Why Is JPAC Needed?
Agriculture is one of the top three sectors of the economy of Michigan, along with the auto industry and tourism. A large percentage of the agricultural economy of Michigan is served by immigrant and migrant labor. For example, the immigrant/migrant population was a vital support to the $6.6 billion fruit and vegetable industry in Michigan in 2008!1
During the annual harvest season, May through October, the farm laborer family population in Northern Michigan is estimated to be 13,000-15,000 people.2 Approximately 85% of US Farm workers speak Spanish, while only 10% of foreign-born farm workers speak or read English fluently.3 They have an average of 6-7 years of formal education. Many cannot read or write in any language.

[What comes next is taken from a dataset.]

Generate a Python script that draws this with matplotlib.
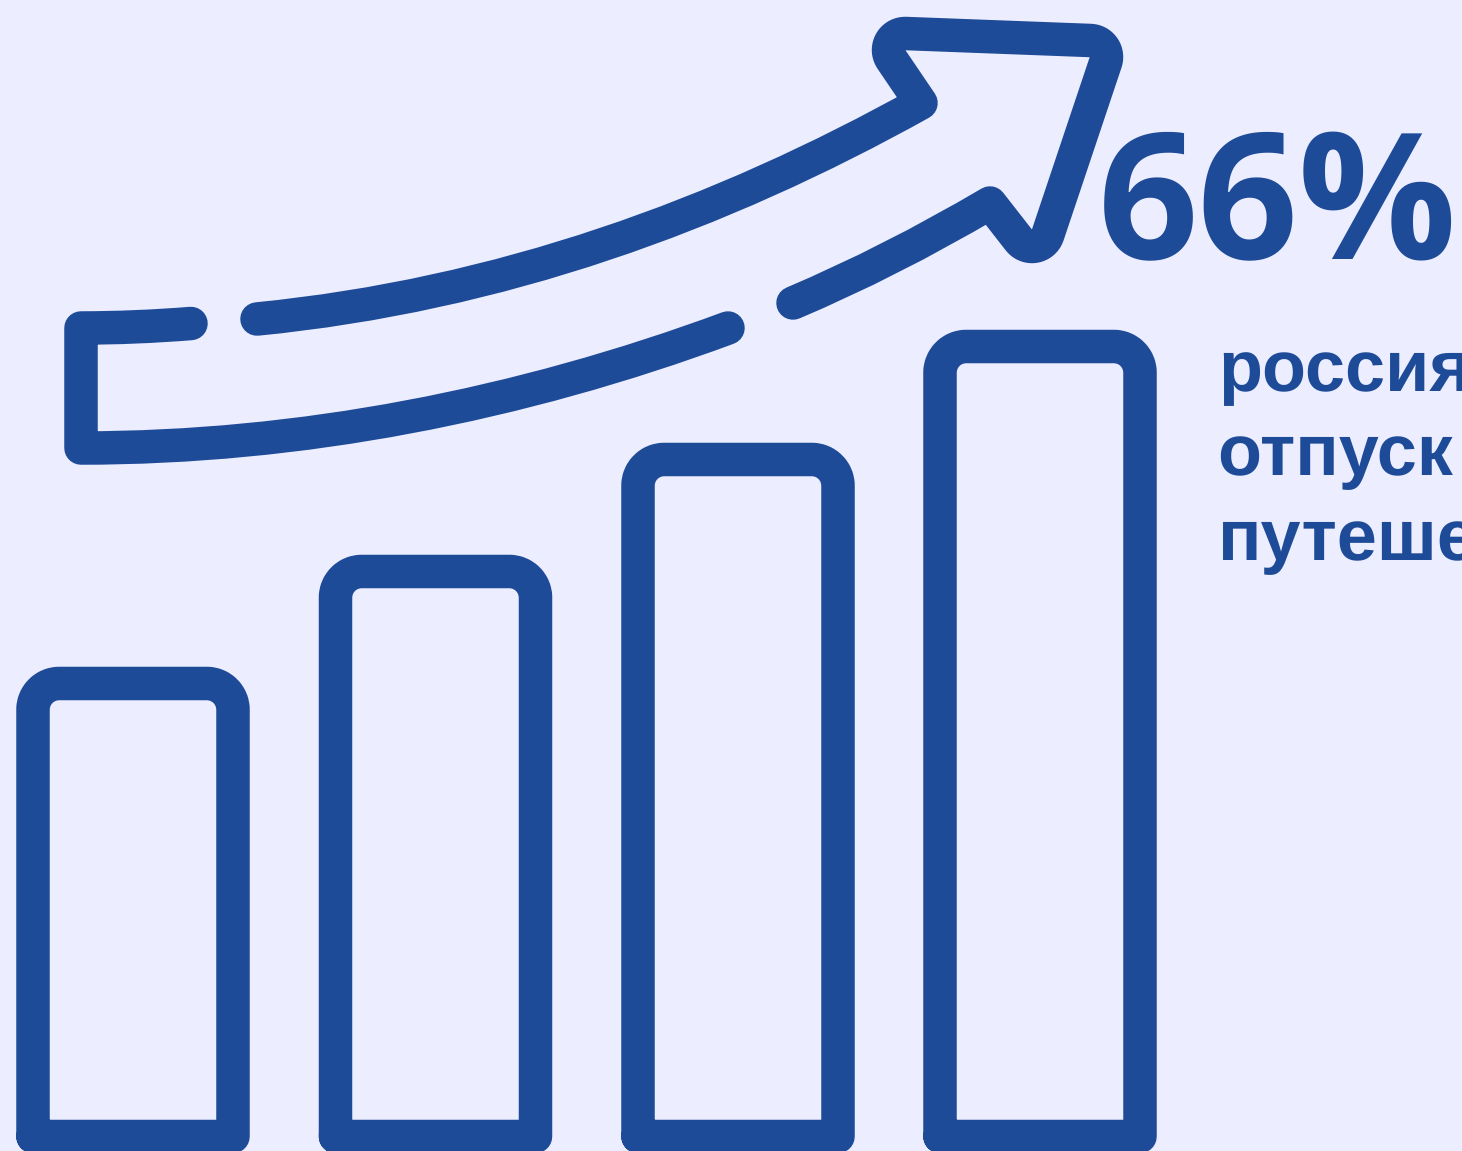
import numpy as np
import matplotlib
matplotlib.use('Agg')
import matplotlib.pyplot as plt
from matplotlib.path import Path
from matplotlib.patches import PathPatch

# values of the four bars (height above the baseline) and the texts
bar_positions = [133, 435.5, 738, 1040]
bar_heights = [453, 565, 677, 790]
percent_label = '66%'
text_lines = ['россияне', 'отпуск в', 'путешествие']

BG = '#ECEDFF'
BLUE = '#1E4B98'
BASELINE = 1136.5
HALF_W = 100
LW = 33.5 * 0.72  # px -> pt at dpi 100
R = 26
K = 0.55 * R

plt.rcParams['text.hinting'] = 'no_hinting'
plt.rcParams['text.hinting_factor'] = 1

fig = plt.figure(figsize=(14.62, 11.51), dpi=100, facecolor=BG)
ax = fig.add_axes([0, 0, 1, 1])
ax.set_xlim(0, 1462)
ax.set_ylim(1151, 0)
ax.axis('off')


def stroke(verts, codes):
    ax.add_patch(PathPatch(Path(verts, codes), fill=False, edgecolor=BLUE, lw=LW,
                           capstyle='round', joinstyle='round'))


def arc(cx, cy, a0, a1, r=16.5, n=14):
    a = np.radians(np.linspace(a0, a1, n))
    return [(cx + r * np.cos(t), cy + r * np.sin(t)) for t in a]


M, L, C3, C4 = Path.MOVETO, Path.LINETO, Path.CURVE3, Path.CURVE4

# sloupce
for x, h in zip(bar_positions, bar_heights):
    left, right, top = x - HALF_W, x + HALF_W, BASELINE - h
    stroke([(left, BASELINE), (left, top + R),
            (left, top + R - K), (left + R - K, top), (left + R, top),
            (right - R, top),
            (right - R + K, top), (right, top + R - K), (right, top + R),
            (right, BASELINE), (left, BASELINE)],
           [M, L, C4, C4, C4, L, C4, C4, C4, L, L])

# sipka - dolni cast vlevo
stroke([(191, 323.5), (135, 328), (81, 328), (81, 448), (300, 448), (520, 405), (728, 328)],
       [M, C3, C3, L, C4, C4, C4])

# sipka - horni oblouk a hlavice
head = arc(905, 50, 146.5, 272) + arc(1090, 57, 272, 378.5) + arc(1032, 230, 18.5, 143)
verts = [(257, 319), (500, 295), (720, 215), (921, 103)] + head
verts += [(990, 203), (890, 262), (793, 303)]
codes = [M, C4, C4, C4] + [L] * len(head) + [L, C3, C3]
stroke(verts, codes)

ax.text(1098, 259, percent_label, fontsize=127, fontweight='bold', family='Open Sans',
        color=BLUE, ha='left', va='baseline')
for i, line in enumerate(text_lines):
    ax.text(1218, 391 + 84.3 * i, line, fontsize=51.5, fontweight='bold',
            family='Liberation Sans', color=BLUE, ha='left', va='baseline')

fig.savefig('out.png', dpi=100, facecolor=BG)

Most have the language skills needed to perform their jobs, but are unable to express themselves in, sufficiently understand, or navigate the US medical system, legal system, immigration system, and other essential sectors of US society.
In addition, many immigrant/migrant workers do not drive or do not own a car. They often live in poverty. Their employment depends on the weather, crop success, and the vagaries of constantly changing immigration law and policies.
In brief, the immigrant/migrant population in Northern Michigan faces an incredible array of obstacles to their human and civil rights, and to their “dignity of life”. JPAC exists to help overcome those obstacles and to help society recognize the human dignity of these persons whose hands literally feed us and the world.